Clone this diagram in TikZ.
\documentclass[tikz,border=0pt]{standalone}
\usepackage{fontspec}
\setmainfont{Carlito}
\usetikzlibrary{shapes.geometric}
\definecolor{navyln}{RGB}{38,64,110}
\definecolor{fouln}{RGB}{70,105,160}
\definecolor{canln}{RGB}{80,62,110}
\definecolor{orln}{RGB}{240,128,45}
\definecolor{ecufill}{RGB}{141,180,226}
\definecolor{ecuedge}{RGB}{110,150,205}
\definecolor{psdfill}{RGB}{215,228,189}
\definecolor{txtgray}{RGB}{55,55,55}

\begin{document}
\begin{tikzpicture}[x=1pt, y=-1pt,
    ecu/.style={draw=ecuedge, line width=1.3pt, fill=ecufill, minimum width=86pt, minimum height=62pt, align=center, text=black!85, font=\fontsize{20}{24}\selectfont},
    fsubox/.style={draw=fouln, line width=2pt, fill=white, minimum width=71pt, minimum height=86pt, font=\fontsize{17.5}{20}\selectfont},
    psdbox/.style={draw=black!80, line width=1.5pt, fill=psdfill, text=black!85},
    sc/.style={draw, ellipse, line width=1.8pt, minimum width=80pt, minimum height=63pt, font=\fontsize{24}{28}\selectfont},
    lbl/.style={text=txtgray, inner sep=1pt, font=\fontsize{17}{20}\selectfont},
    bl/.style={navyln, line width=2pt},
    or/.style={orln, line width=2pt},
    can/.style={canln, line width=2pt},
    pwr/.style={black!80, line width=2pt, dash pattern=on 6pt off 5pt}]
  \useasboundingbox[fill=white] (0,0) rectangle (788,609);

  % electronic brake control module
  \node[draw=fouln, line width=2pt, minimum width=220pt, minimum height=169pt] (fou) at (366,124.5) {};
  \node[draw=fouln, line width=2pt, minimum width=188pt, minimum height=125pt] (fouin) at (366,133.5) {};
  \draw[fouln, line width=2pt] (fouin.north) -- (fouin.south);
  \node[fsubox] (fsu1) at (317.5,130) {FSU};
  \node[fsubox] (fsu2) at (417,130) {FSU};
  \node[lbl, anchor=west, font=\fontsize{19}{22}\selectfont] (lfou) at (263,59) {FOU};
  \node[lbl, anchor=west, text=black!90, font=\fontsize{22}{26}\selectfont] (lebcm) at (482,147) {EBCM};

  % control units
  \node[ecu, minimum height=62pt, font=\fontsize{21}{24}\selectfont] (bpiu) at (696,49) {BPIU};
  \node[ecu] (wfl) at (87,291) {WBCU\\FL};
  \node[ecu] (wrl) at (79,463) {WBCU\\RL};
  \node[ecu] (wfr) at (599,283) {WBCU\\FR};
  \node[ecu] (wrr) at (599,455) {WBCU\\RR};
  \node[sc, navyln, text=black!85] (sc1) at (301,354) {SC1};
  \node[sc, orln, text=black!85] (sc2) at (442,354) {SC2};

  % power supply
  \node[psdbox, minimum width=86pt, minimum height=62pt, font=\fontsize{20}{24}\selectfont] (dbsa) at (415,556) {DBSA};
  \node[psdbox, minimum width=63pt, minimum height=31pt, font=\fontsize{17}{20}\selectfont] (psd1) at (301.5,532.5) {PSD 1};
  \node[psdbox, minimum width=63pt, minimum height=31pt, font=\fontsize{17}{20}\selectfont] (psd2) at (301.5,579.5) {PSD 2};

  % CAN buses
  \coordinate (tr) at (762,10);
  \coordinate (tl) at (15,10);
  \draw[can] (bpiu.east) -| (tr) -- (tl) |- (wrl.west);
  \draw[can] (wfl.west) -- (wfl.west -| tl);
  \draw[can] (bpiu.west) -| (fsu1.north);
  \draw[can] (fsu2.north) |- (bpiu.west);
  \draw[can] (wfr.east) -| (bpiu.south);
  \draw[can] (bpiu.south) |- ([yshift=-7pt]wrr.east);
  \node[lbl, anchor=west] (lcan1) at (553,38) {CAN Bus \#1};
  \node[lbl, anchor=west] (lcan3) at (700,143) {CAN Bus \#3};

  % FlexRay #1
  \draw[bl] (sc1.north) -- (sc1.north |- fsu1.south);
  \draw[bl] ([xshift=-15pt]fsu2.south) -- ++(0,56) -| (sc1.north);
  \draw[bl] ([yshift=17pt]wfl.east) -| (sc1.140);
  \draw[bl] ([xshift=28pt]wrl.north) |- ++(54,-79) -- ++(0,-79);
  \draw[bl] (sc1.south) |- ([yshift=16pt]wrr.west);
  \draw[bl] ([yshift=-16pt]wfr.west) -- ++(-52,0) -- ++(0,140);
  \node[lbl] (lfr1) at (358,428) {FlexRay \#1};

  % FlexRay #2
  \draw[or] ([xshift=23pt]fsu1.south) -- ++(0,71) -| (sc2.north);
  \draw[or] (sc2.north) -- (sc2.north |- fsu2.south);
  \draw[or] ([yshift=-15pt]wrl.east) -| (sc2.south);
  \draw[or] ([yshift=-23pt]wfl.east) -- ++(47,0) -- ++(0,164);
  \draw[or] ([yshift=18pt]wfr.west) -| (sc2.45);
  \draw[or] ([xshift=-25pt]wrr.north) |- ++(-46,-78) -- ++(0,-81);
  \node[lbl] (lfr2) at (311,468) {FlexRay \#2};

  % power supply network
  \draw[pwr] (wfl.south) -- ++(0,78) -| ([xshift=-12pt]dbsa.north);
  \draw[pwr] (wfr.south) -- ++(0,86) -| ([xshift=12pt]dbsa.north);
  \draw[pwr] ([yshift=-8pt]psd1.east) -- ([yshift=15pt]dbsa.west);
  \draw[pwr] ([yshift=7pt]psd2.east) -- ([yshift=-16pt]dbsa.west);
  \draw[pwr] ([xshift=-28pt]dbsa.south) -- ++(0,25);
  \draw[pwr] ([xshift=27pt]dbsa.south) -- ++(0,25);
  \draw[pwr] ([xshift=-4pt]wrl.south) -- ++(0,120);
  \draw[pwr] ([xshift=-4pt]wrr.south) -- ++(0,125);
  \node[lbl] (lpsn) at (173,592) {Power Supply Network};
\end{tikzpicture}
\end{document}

## GIVEN REQUEST
Return only the lines spanning from the first line of the material through the line with "orln, text=black!85] (sc2)", copied exactly, both ends kept.

## FINAL ANSWER
Clone this diagram in TikZ.
\documentclass[tikz,border=0pt]{standalone}
\usepackage{fontspec}
\setmainfont{Carlito}
\usetikzlibrary{shapes.geometric}
\definecolor{navyln}{RGB}{38,64,110}
\definecolor{fouln}{RGB}{70,105,160}
\definecolor{canln}{RGB}{80,62,110}
\definecolor{orln}{RGB}{240,128,45}
\definecolor{ecufill}{RGB}{141,180,226}
\definecolor{ecuedge}{RGB}{110,150,205}
\definecolor{psdfill}{RGB}{215,228,189}
\definecolor{txtgray}{RGB}{55,55,55}

\begin{document}
\begin{tikzpicture}[x=1pt, y=-1pt,
    ecu/.style={draw=ecuedge, line width=1.3pt, fill=ecufill, minimum width=86pt, minimum height=62pt, align=center, text=black!85, font=\fontsize{20}{24}\selectfont},
    fsubox/.style={draw=fouln, line width=2pt, fill=white, minimum width=71pt, minimum height=86pt, font=\fontsize{17.5}{20}\selectfont},
    psdbox/.style={draw=black!80, line width=1.5pt, fill=psdfill, text=black!85},
    sc/.style={draw, ellipse, line width=1.8pt, minimum width=80pt, minimum height=63pt, font=\fontsize{24}{28}\selectfont},
    lbl/.style={text=txtgray, inner sep=1pt, font=\fontsize{17}{20}\selectfont},
    bl/.style={navyln, line width=2pt},
    or/.style={orln, line width=2pt},
    can/.style={canln, line width=2pt},
    pwr/.style={black!80, line width=2pt, dash pattern=on 6pt off 5pt}]
  \useasboundingbox[fill=white] (0,0) rectangle (788,609);

  % electronic brake control module
  \node[draw=fouln, line width=2pt, minimum width=220pt, minimum height=169pt] (fou) at (366,124.5) {};
  \node[draw=fouln, line width=2pt, minimum width=188pt, minimum height=125pt] (fouin) at (366,133.5) {};
  \draw[fouln, line width=2pt] (fouin.north) -- (fouin.south);
  \node[fsubox] (fsu1) at (317.5,130) {FSU};
  \node[fsubox] (fsu2) at (417,130) {FSU};
  \node[lbl, anchor=west, font=\fontsize{19}{22}\selectfont] (lfou) at (263,59) {FOU};
  \node[lbl, anchor=west, text=black!90, font=\fontsize{22}{26}\selectfont] (lebcm) at (482,147) {EBCM};

  % control units
  \node[ecu, minimum height=62pt, font=\fontsize{21}{24}\selectfont] (bpiu) at (696,49) {BPIU};
  \node[ecu] (wfl) at (87,291) {WBCU\\FL};
  \node[ecu] (wrl) at (79,463) {WBCU\\RL};
  \node[ecu] (wfr) at (599,283) {WBCU\\FR};
  \node[ecu] (wrr) at (599,455) {WBCU\\RR};
  \node[sc, navyln, text=black!85] (sc1) at (301,354) {SC1};
  \node[sc, orln, text=black!85] (sc2) at (442,354) {SC2};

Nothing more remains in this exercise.